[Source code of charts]
[START]
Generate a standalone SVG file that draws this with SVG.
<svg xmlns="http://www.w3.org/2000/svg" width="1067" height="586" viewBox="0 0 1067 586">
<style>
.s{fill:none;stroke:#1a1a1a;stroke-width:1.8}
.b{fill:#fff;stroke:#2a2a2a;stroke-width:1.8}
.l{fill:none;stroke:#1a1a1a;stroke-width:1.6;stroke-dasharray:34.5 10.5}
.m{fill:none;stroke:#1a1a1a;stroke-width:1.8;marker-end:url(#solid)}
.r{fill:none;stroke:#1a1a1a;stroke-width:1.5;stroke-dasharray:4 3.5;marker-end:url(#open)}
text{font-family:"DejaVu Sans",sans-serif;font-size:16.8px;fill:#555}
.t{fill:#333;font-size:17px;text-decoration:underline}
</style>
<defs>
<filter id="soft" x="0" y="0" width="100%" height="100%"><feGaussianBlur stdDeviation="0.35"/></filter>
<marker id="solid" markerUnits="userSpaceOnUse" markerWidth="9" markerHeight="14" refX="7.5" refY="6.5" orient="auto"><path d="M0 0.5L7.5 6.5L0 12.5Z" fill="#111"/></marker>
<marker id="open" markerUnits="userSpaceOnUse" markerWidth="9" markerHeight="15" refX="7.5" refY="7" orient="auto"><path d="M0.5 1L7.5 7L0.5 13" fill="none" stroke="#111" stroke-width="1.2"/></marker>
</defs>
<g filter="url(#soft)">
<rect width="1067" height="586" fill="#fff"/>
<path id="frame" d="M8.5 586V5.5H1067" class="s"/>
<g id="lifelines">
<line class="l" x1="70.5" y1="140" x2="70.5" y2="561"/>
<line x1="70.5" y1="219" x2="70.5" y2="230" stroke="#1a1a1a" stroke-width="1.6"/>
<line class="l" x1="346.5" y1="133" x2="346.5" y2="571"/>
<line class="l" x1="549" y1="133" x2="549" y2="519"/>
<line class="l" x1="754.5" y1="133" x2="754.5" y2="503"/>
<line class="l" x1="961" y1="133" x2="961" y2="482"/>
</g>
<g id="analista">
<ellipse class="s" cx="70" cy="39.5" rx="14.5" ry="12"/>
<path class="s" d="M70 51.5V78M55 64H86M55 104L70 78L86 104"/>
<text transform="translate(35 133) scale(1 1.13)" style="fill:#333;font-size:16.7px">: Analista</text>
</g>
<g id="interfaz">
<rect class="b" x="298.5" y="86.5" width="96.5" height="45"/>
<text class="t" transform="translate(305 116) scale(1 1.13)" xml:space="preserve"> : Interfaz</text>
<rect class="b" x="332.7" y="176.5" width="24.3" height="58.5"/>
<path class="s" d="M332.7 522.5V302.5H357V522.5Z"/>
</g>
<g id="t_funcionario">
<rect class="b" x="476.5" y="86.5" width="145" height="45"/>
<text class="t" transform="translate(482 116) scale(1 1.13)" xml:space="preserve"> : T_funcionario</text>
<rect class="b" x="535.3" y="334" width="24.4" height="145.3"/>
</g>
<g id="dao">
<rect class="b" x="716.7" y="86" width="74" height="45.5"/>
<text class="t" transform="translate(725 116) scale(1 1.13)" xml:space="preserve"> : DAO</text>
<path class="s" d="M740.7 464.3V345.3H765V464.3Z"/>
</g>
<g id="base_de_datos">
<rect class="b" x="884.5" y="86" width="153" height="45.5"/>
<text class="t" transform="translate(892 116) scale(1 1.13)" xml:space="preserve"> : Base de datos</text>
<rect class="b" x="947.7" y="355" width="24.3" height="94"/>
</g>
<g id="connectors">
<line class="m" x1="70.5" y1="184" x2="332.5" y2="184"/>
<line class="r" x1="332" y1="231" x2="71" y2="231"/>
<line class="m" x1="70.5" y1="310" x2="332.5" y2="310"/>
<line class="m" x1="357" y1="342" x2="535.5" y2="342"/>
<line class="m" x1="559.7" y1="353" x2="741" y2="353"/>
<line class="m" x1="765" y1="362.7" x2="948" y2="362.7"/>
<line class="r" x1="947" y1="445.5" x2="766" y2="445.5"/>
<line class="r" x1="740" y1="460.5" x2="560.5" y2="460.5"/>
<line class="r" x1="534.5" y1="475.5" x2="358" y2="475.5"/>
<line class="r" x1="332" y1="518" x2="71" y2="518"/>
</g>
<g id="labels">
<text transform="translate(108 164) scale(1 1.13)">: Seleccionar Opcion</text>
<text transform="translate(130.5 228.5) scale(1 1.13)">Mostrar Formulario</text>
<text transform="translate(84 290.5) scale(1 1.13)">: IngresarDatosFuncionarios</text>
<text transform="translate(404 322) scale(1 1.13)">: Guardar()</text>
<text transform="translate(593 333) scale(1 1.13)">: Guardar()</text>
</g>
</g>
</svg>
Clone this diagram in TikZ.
[END]
[START]
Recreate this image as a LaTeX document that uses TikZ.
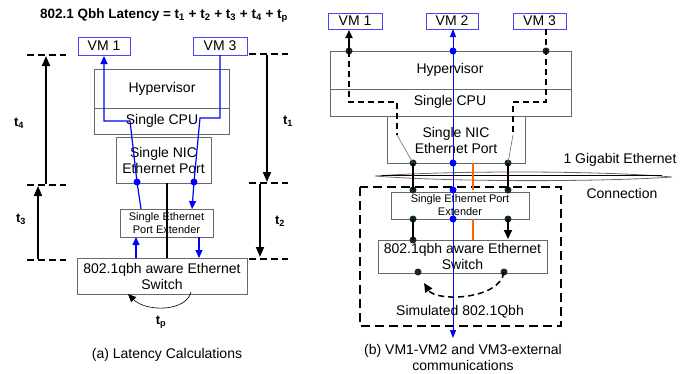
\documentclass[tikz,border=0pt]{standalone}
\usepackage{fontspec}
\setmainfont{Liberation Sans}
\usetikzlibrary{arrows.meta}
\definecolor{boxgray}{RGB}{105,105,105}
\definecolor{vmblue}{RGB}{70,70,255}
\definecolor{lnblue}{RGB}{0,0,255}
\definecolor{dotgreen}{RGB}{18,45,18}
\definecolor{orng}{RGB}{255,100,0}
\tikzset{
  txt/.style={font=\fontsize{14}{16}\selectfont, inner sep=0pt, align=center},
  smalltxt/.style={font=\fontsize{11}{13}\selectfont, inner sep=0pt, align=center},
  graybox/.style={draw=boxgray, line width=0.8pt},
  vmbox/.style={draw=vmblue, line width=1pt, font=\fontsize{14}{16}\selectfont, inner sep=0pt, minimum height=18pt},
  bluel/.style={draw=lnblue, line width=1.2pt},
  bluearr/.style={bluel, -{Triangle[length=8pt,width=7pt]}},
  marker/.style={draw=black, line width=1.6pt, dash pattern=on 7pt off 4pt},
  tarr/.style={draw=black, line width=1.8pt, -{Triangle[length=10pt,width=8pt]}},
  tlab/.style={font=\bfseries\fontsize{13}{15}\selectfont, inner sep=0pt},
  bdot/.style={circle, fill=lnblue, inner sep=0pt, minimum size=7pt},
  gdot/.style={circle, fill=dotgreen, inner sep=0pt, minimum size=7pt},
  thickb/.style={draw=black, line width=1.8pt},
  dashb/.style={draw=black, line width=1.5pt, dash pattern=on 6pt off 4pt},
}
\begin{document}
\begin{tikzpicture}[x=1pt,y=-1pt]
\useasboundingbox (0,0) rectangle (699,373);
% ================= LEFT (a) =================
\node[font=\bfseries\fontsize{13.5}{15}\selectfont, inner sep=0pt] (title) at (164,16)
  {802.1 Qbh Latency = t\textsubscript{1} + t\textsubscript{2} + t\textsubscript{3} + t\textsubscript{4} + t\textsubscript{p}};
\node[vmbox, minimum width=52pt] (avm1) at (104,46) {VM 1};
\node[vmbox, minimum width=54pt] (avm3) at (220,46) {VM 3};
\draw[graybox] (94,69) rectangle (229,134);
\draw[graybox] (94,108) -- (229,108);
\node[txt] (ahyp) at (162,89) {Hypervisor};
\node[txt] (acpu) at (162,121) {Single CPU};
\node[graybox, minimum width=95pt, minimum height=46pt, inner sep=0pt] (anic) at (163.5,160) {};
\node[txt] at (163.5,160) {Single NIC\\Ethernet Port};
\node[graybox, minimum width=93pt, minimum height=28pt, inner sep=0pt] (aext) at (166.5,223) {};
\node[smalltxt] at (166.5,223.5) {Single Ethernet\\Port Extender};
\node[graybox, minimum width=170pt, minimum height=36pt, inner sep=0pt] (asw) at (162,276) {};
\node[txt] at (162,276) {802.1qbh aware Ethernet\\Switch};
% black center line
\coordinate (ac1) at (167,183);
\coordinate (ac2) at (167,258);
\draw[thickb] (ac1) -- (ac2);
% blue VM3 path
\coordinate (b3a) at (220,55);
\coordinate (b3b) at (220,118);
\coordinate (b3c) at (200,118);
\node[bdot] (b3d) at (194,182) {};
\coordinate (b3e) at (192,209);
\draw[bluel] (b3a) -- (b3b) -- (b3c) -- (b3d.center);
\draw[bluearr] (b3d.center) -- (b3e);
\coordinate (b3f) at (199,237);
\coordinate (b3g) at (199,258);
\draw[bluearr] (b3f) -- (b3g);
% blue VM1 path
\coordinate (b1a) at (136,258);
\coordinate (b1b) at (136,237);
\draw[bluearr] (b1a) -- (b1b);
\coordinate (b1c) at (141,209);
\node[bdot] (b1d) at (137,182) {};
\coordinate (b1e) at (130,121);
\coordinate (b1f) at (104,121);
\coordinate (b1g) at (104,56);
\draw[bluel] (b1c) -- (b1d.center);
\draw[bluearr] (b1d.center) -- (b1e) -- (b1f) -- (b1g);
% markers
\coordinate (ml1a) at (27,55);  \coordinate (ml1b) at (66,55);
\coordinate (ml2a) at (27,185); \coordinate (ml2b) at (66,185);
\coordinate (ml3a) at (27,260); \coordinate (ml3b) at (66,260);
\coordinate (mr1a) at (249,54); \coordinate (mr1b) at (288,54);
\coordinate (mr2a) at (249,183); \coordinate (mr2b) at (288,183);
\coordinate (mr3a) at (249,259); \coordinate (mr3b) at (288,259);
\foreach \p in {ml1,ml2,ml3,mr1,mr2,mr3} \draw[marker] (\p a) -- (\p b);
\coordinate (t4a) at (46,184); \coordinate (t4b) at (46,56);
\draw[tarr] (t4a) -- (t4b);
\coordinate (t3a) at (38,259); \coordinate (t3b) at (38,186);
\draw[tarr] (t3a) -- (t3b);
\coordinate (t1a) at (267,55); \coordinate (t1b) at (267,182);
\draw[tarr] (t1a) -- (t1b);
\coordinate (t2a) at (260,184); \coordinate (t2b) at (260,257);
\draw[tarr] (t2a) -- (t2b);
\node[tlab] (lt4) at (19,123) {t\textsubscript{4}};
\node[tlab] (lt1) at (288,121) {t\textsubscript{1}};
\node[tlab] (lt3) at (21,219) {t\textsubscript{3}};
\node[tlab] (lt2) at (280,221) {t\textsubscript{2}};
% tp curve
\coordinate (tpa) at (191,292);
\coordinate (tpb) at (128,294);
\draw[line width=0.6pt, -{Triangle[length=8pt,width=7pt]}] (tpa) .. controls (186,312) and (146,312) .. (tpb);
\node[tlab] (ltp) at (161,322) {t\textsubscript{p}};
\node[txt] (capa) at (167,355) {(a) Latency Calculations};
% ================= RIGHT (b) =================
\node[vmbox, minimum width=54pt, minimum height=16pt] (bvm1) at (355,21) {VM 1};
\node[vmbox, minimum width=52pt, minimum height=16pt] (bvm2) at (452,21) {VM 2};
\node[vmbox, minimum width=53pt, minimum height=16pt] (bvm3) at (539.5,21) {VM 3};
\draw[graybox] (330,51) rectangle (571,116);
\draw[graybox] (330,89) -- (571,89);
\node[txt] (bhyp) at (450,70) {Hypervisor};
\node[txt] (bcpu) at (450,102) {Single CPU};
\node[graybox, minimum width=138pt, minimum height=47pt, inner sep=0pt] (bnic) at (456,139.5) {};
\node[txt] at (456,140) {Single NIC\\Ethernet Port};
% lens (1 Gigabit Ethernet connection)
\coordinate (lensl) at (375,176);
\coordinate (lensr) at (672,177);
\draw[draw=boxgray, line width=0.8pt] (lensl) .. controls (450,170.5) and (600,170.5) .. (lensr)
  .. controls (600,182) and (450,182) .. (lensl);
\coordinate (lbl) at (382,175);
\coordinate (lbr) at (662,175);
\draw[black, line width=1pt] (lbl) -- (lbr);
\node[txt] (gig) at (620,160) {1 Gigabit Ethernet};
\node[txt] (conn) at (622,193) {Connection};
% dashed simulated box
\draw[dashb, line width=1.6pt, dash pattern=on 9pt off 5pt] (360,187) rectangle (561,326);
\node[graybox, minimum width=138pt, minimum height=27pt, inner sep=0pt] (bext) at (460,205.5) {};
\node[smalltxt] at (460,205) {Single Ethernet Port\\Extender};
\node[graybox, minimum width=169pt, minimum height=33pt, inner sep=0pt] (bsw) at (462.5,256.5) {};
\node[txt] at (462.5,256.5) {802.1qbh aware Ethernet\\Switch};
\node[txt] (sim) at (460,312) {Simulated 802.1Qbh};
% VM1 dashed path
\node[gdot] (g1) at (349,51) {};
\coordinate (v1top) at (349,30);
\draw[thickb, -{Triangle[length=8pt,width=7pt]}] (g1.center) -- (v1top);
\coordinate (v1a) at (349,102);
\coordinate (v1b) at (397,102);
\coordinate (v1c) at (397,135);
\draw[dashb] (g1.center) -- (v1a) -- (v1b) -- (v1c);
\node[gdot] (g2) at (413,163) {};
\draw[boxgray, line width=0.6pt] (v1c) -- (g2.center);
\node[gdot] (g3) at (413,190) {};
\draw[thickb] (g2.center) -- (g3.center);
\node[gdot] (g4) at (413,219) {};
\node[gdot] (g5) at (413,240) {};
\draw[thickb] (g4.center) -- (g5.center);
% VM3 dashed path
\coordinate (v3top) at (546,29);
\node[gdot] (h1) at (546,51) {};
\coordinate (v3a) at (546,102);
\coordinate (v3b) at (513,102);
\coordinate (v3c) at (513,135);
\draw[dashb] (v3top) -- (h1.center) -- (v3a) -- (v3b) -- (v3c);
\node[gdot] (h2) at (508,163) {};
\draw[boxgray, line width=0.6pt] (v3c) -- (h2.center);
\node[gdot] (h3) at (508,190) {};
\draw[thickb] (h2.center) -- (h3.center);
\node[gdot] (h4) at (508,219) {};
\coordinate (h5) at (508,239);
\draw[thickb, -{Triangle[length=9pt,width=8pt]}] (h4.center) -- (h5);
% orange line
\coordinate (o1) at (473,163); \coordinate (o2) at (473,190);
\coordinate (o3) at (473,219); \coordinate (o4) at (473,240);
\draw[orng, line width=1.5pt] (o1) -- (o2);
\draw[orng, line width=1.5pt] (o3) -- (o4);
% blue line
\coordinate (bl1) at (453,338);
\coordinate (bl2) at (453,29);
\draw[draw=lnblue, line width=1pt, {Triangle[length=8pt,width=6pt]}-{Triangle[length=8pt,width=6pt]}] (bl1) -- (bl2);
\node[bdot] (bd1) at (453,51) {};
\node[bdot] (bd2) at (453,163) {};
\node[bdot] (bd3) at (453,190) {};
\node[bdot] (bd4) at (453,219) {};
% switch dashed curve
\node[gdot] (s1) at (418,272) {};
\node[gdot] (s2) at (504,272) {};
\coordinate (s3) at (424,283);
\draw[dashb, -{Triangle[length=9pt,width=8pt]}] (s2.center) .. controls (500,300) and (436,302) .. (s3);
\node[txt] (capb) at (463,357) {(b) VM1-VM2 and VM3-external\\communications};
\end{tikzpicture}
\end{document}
[END]
What needs to be done: The required answer is a single number: the count of lines in the entries that hold the string "standalone".

Result of the task: 2